Its economy shrank by 1.2% during the final quarter of 2016 and unemployment remains above 20%...
Greece remains deadlocked in talks with its bailout monitors as they try to hammer out a deal to unlock the next phase of its €86bn bailout.
European Council President Donald Tusk said today, "We are close to concluding this demanding procedure ... We have to be contained on optimism but I feel more optimistic."
Why the delay?
As the Greek economy remains reliant on bailout top ups, it needs to live up to the terms of its bailout agreement which require 'economic reforms' (deregulation and additional cuts in public spending) to keep the cash flowing in.
The latest sticking issue is additional changes to public pensions which would marginally increase payouts for those in the lowest pension band, while slashing higher payouts. This would result in an overall pension cost reduction of 15% for the government.

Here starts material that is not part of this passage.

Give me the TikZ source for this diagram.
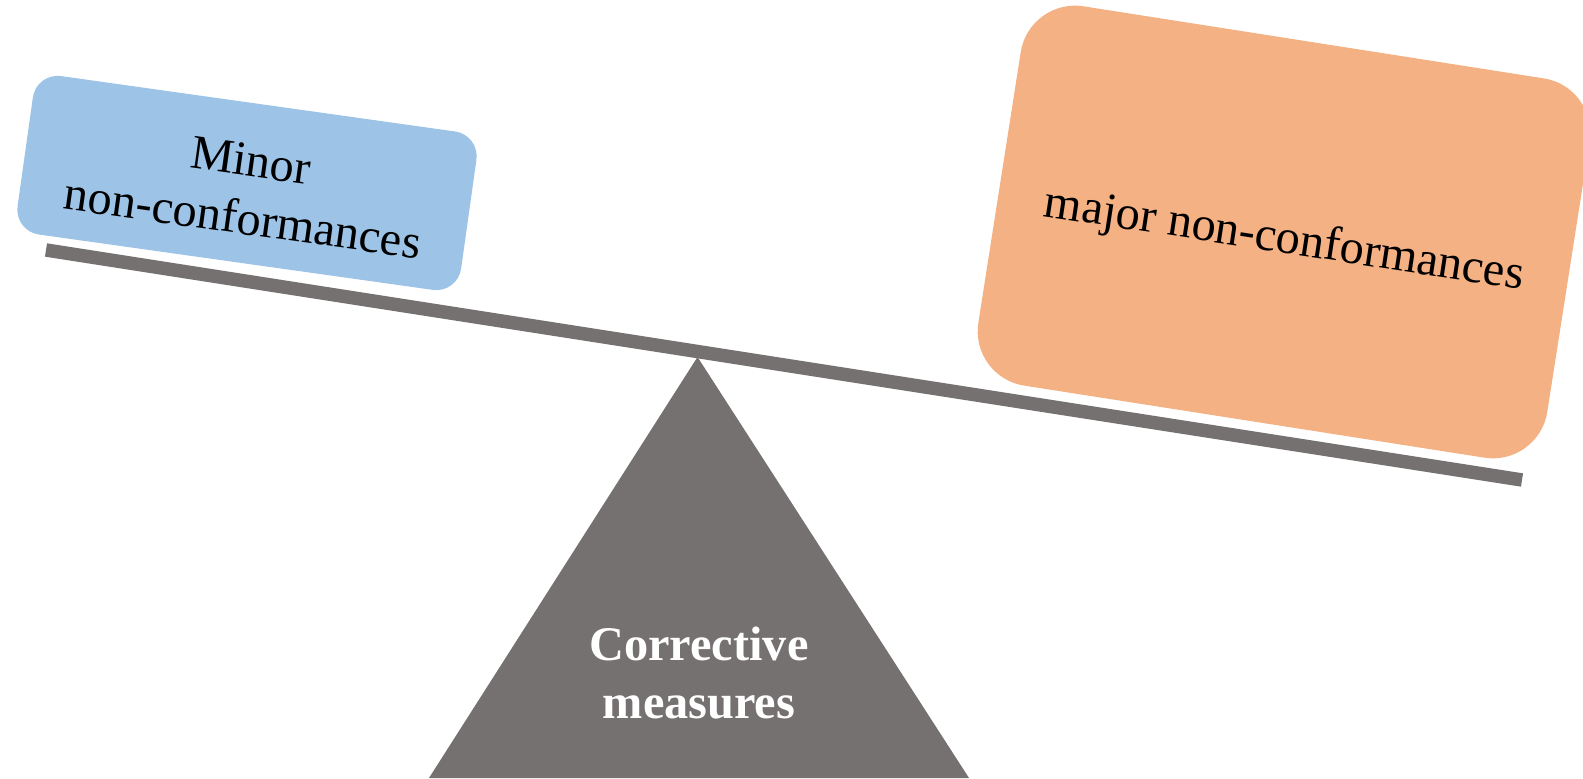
\documentclass[tikz,border=0pt]{standalone}
\usepackage{fontspec}
\setmainfont{Liberation Serif}
\definecolor{minorblue}{HTML}{9DC3E6}
\definecolor{majororange}{HTML}{F4B183}
\definecolor{beamgray}{HTML}{767171}
\begin{document}
\begin{tikzpicture}[x=0.02cm, y=0.02cm,
  pan/.style={fill, inner sep=0pt},
  panlabel/.style={align=center, text=black, font=\fontsize{27.5}{33}\selectfont}]
  \tikzset{lightpan/.style={pan, fill=minorblue, rounded corners=0.5cm}}
  \tikzset{heavypan/.style={pan, fill=majororange, rounded corners=1.1cm}}
  \useasboundingbox (0,0) rectangle (1583,778);
  \clip (0,0) rectangle (1583,778);
  % beam and fulcrum
  \coordinate (bl) at (46,528);
  \coordinate (br) at (1522,298);
  \draw[beamgray, line width=0.27cm] (bl) -- (br);
  \coordinate (apex) at (697.5,421);
  \coordinate (baseL) at (429,0);
  \coordinate (baseR) at (969,0);
  \fill[beamgray] (apex) -- (baseL) -- (baseR) -- cycle;
  \node[text=white, align=center, font=\fontsize{27.5}{33}\selectfont\bfseries]
    (fulcrum) at (699,105) {Corrective\\measures};
  % pans
  \node[lightpan, rotate=-8, minimum width=8.96cm, minimum height=3.2cm]
    (minor) at (247,595) {};
  \node[panlabel, rotate=-8] (minortext) at ([yshift=-0.13cm]minor.center)
    {Minor\\non-conformances};
  \node[heavypan, rotate=-8.9, minimum width=11.52cm, minimum height=7.68cm]
    (major) at (1284,546) {};
  \node[panlabel, rotate=-8.7] (majortext) at ([yshift=-0.18cm]major.center)
    {major non-conformances};
\end{tikzpicture}
\end{document}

At the moment, the IMF is not formally involved in the current third Greek bailout, although both its leaders and the EU say they are working towards it becoming a full participant.

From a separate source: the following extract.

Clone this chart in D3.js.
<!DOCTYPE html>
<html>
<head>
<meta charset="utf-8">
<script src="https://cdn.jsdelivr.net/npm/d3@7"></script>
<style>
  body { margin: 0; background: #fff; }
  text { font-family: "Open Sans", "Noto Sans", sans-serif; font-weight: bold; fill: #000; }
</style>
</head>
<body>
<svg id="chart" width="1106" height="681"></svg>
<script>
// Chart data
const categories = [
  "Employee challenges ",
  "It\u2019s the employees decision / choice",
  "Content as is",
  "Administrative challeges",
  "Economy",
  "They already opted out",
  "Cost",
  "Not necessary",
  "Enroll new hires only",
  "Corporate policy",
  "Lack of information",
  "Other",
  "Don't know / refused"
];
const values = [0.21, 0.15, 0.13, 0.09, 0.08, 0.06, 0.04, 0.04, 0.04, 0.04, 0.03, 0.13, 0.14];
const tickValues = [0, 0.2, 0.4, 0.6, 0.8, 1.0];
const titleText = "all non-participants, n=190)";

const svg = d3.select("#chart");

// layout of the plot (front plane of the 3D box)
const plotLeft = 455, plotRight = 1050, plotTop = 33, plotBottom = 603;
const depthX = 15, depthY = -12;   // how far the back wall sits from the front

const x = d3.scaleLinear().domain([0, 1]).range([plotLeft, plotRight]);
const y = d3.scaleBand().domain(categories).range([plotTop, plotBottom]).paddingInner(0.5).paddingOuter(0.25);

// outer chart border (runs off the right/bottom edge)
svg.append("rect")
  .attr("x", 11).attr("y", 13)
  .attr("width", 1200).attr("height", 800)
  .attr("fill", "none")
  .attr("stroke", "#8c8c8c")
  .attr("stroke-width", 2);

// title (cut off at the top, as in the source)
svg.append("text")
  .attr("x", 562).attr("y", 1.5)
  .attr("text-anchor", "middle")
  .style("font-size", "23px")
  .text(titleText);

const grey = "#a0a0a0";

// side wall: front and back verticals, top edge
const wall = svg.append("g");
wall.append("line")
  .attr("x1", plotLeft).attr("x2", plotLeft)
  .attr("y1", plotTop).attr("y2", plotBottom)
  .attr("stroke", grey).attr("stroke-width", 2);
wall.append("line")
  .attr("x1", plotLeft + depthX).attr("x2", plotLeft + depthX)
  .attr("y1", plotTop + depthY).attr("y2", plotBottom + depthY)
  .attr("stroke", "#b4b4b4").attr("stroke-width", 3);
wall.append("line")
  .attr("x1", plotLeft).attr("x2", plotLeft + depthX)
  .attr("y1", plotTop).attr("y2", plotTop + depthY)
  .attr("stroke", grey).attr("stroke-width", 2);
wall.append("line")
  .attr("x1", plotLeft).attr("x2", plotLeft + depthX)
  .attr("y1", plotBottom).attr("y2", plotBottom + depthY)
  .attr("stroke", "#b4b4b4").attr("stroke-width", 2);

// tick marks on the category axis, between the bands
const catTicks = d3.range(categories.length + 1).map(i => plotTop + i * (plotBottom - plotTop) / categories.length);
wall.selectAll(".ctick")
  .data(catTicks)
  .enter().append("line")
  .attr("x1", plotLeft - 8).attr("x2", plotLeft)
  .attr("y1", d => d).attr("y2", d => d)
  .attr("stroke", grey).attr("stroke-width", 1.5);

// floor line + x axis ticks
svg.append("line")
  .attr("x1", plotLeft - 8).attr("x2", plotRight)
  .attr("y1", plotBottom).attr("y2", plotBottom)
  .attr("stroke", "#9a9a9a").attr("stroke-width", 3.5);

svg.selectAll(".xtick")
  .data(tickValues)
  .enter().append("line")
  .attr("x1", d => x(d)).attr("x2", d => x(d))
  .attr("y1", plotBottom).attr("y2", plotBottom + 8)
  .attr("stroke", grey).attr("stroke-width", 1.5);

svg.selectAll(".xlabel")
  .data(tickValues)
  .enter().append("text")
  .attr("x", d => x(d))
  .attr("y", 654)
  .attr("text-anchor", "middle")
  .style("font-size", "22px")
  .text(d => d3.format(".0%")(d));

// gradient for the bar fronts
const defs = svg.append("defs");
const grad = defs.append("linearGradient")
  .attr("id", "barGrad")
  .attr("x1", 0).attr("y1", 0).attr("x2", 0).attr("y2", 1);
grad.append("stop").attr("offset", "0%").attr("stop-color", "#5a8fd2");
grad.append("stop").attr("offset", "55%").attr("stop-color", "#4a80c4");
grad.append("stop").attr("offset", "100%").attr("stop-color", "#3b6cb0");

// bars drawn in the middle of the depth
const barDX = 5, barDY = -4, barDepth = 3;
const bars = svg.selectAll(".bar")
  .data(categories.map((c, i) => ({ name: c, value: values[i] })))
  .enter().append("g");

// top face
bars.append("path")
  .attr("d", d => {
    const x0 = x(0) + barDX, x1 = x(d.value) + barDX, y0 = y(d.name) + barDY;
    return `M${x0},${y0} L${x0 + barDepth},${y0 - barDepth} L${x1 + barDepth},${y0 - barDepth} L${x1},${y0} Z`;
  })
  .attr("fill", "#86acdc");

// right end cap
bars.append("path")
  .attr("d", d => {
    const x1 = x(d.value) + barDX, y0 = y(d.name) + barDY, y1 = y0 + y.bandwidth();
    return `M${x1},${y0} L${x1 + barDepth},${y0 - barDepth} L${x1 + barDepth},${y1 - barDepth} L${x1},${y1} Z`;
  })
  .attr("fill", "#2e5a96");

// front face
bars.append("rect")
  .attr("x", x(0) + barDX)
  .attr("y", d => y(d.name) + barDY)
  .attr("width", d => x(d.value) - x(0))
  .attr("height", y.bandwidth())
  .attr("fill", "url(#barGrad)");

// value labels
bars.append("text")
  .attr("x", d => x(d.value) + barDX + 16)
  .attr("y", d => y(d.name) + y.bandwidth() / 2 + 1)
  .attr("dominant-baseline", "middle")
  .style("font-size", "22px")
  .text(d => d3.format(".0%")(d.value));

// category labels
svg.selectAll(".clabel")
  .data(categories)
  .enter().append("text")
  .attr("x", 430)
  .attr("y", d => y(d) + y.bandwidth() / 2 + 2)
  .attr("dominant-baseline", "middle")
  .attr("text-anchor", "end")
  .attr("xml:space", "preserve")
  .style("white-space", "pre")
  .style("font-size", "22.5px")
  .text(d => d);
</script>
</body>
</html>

The delay has centred around disagreements regarding the terms of the bailout.
This has been further complicated by a split between IMF leaders concerning the future targets in Greece.
Meanwhile, the Greek government believes it's been caught up in a power struggle between the EU and the IMF.
Greek PM Alexis Tsipras said the two are "playing games" and damaging Greece.
"The Greek economy is ready to leave the crisis behind it. But despite the impressive fiscal results, some of our creditors appear unrepentant," he added.
Will the IMF come in?
The IMF has signalled that it wants to take part - if terms can be agreed to.
This could require EU institutions to agree to some form of debt relief for Greece.
"Mrs. Lagarde (the IMF's managing director) again reassured the finance minister that the IMF is participating constructively in the ongoing discussions and continues to work for a quick agreement on full participation in the rescue programme, including funds from the IMF," a spokesperson from the German finance ministry said in January.
German politicians are keen to get the IMF involved as they provide both cash and credability. Its government also wants to avoid controversy at home if the EU is left to manage the Greek bailout by itself ahead of September's German election.
The Greeks are dependent on this money to make a major loan repayment in July.
Failure to do so would trigger a new Greek crisis.
"I have no doubt that there is no alternative to a positive breakthrough on Friday," Mr Tusk said earlier today.
Greece's economy shrank by 1.2% during the final quarter of 2016, unemployment remains above 20%, and savers and investors have continued to take money out of Greek banks at a worrying pace.